Drop a camera into the 68P's day and you'd see: the field setting aspect — portable X-ray in deployed environments — is something civilian radiographers rarely experience and that gives you a perspective on radiologic technology that is worth something to employers. Pan over to the 65B and the footage looks like a different documentary entirely: you will have soldiers pressuring you to return them to duty faster than you think is clinically appropriate. A recruiter once described both of these as "high-speed." The definition of speed was not specified.
After the Uniform
The part the recruiter skips: what each job actually translates to once you're a civilian — and what it pays.
Salary data from the U.S. Bureau of Labor Statistics Occupational Employment and Wage Statistics program. A guide, not a guarantee.
Recruiter vs. Reality
The pitch versus what people who actually did the job report back.
“You'll operate X-ray and radiographic imaging systems in Army medical facilities, positioning patients and producing diagnostic images that physicians depend on for clinical decisions. Radiologic technologists (RTs) are in consistent shortage nationwide and earn $60-80K. The ARRT certification is the post-service credential — Army radiology experience prepares you well for the ARRT examination, and radiologic technology programs value applicants with existing clinical imaging exposure. Few medical specialist MOS codes have as direct a civilian credentialing pathway as 68P.”

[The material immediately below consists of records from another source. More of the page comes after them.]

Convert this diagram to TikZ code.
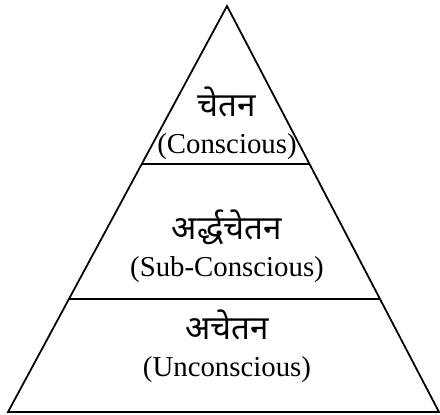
\documentclass[tikz,border=0pt]{standalone}
\usepackage{fontspec}
\setmainfont{Liberation Serif}
\newfontfamily\hindi[Script=Devanagari,Scale=1.15]{Noto Sans}
\usetikzlibrary{positioning,calc}

\begin{document}
\begin{tikzpicture}[
    x=0.02cm, y=-0.02cm,
    layer/.style={align=center, font=\fontsize{16.4}{21}\selectfont},
    edge/.style={line width=1pt}
]
\useasboundingbox (0,0) rectangle (440,415);
\coordinate (apex) at (227,6);
\coordinate (bl) at (8,412);
\coordinate (br) at (439,412);
\coordinate (l1) at ($(apex)!0.389!(bl)$);
\coordinate (r1) at ($(apex)!0.389!(br)$);
\coordinate (l2) at ($(apex)!0.722!(bl)$);
\coordinate (r2) at ($(apex)!0.722!(br)$);

\draw[edge] (apex) -- (bl) -- (br) -- cycle;
\draw[edge] (l1) -- (r1);
\draw[edge] (l2) -- (r2);

\node[layer] (conscious) at (227,123) {{\hindi चेतन}\\(Conscious)};
\node[layer] (subconscious) at (227,246) {{\hindi अर्द्धचेतन}\\(Sub-Conscious)};
\node[layer] (unconscious) at (227,346) {{\hindi अचेतन}\\(Unconscious)};
\end{tikzpicture}
\end{document}
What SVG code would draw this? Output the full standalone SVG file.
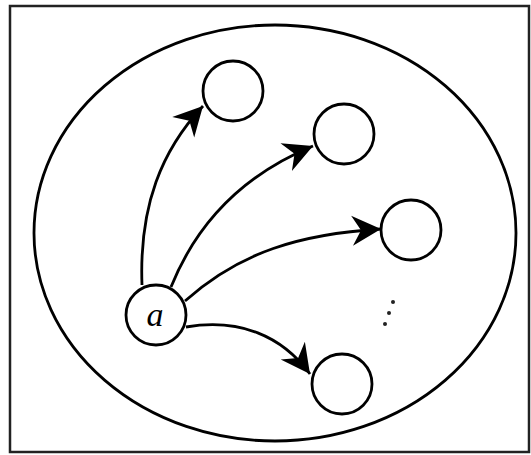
<svg xmlns="http://www.w3.org/2000/svg" width="531" height="455" viewBox="0 0 531 455">
<style>
.frame{fill:#fff;stroke:#222;stroke-width:2.5}
.outer{fill:none;stroke:#000;stroke-width:2.8}
.node{fill:#fff;stroke:#000;stroke-width:2.8}
.edge{fill:none;stroke:#000;stroke-width:2.8}
.lbl{font-family:"Liberation Serif",serif;font-style:italic;font-size:34px;fill:#000}
.dot{fill:#222}
</style>
<defs>
<marker id="ah" markerUnits="userSpaceOnUse" markerWidth="36" markerHeight="36" viewBox="-32 -18 36 36" refX="0" refY="0" orient="auto">
<path d="M0,0 L-29,-15 L-20,0 L-29,15 Z" fill="#000"/>
</marker>
</defs>
<rect class="frame" x="10" y="6" width="519" height="446"/>
<ellipse class="outer" cx="275" cy="233" rx="241" ry="208"/>
<g id="edges">
<path class="edge" d="M142,285 C139,205 162,150 203,106" marker-end="url(#ah)"/>
<path class="edge" d="M171,287 C200,215 250,172 313,146" marker-end="url(#ah)"/>
<path class="edge" d="M185,301 C240,252 300,234 381,229" marker-end="url(#ah)"/>
<path class="edge" d="M186,327 C240,318 282,336 310,374" marker-end="url(#ah)"/>
</g>
<g id="node-a"><circle class="node" cx="156" cy="315" r="30"/><text class="lbl" x="155" y="326" text-anchor="middle">a</text></g>
<g id="node-1"><circle class="node" cx="233" cy="91" r="30"/></g>
<g id="node-2"><circle class="node" cx="344" cy="134" r="30"/></g>
<g id="node-3"><circle class="node" cx="411" cy="230" r="30"/></g>
<g id="node-4"><circle class="node" cx="342" cy="384" r="30"/></g>
<g id="ellipsis">
<circle class="dot" cx="393" cy="302" r="2"/>
<circle class="dot" cx="389" cy="313" r="2"/>
<circle class="dot" cx="385" cy="324" r="2"/>
</g>
</svg>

You operate diagnostic imaging equipment — conventional radiography, fluoroscopy, CT scanners, sometimes portable X-ray in field medical settings — and produce diagnostic quality images that radiologists and clinicians interpret to find what's broken, infected, or otherwise wrong. The technical skill requirement is real: positioning knowledge, technique selection, radiation protection, image quality assessment, artifact recognition. You are producing a clinical product under controlled conditions, and the product quality directly affects diagnostic accuracy. Army medical centers have current imaging equipment and sufficient patient volume to develop genuine technical proficiency. The field setting aspect — portable X-ray in deployed environments — is something civilian radiographers rarely experience and that gives you a perspective on radiologic technology that is worth something to employers. ARRT certification (RT(R)) is the civilian credential, and your Army training and experience qualify you for the examination. Civilian radiographers are in consistent demand in hospitals, imaging centers, orthopedic practices, and urgent care networks. The pay is strong for an allied health role that doesn't require a four-year degree. The shift-based nature of hospital radiology creates schedule flexibility that many veterans find valuable.
“The Army will pay for your PA school or your clinical residency, put you in uniform as a commissioned officer, and assign you to treat a patient population — infantry soldiers, special operators, and combat veterans — whose injury complexity and motivation to return to duty you will not find in any civilian clinic. AMEDD Officer Basic Course at Fort Sam Houston, then assignments at MTFs where your scope of practice is broader than most civilian PTs ever experience. Board certification in orthopedics or sports PT is fully supported. When you separate, civilian PT practices compete for you.”
Army Physical Therapists have a genuinely unusual dual identity — you are both a licensed clinical PT with a direct patient care mission and a military officer managing a PT section or clinic. The Army gives you the DPT, which is worth approximately $200,000 in civilian market value, in exchange for a service commitment. What they don't explain clearly enough beforehand is that the service member population you're treating has sustained injuries at a rate that would be unusual in civilian outpatient settings, the volume can be intense, and the downstream consequences of undertreating to maintain readiness are ethically complicated. You will have soldiers pressuring you to return them to duty faster than you think is clinically appropriate. The clinical practice itself is excellent — diverse pathologies, high-acuity musculoskeletal cases, and the satisfaction of keeping people physically capable of their job. Post-Army PT salary has grown significantly. The ADCP commitment math works differently for DPT officers than most other branches.